Congress Jumps into Dodger Broadcast Dispute
Capps Stays on Sidelines But Calls Impasse 'Very Unfortunate'
Congressmember Lois Capps said she found impasse between Time Warner Cable and most of the cable companies serving Southern California over the broadcasts of Los Angeles Dodger baseball games “to be very unfortunate,” adding that it’s gone on “far too long.” While Capps expressed hope that all the parties could resolve their outstanding differences so that baseball fans could enjoy “the second half of the season,” she was not among the eight California congressmembers who petitioned the Federal Communications Commission (FCC) to intervene.

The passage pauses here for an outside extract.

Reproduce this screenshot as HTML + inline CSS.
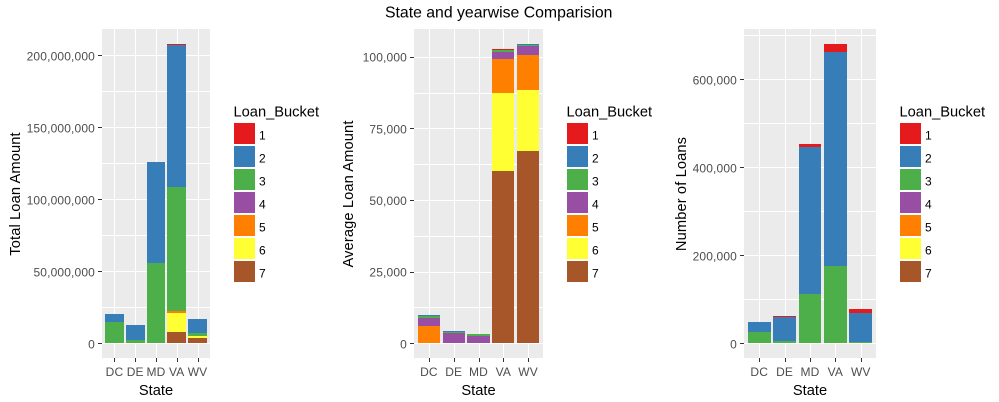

In response, FCC Chair Tom Wheeler put Time Warner executive Robert Marcus on notice and stipulated a specific timeline detailing how the dispute will be resolved in expeditious fashion. Time Warner has demanded $4-$5 a month per basic service subscriber in exchange for Dodger game programming, carried by the Dodger-owned SportsNet LA. Cable companies — like Cox — have objected not only to the high price but also to imposing such a burden on basic-service subscribers, many of whom might have little interest in Dodger games.
The issue has been a thorn in the side for Southland sports fans since the season started, and it has picked up steam as the Dodgers hit first place, its pitchers posting no fewer than two no-hitters. Although Capps did not participate in the request for FCC intervention, she supported it, said her spokesperson Chris Meagher.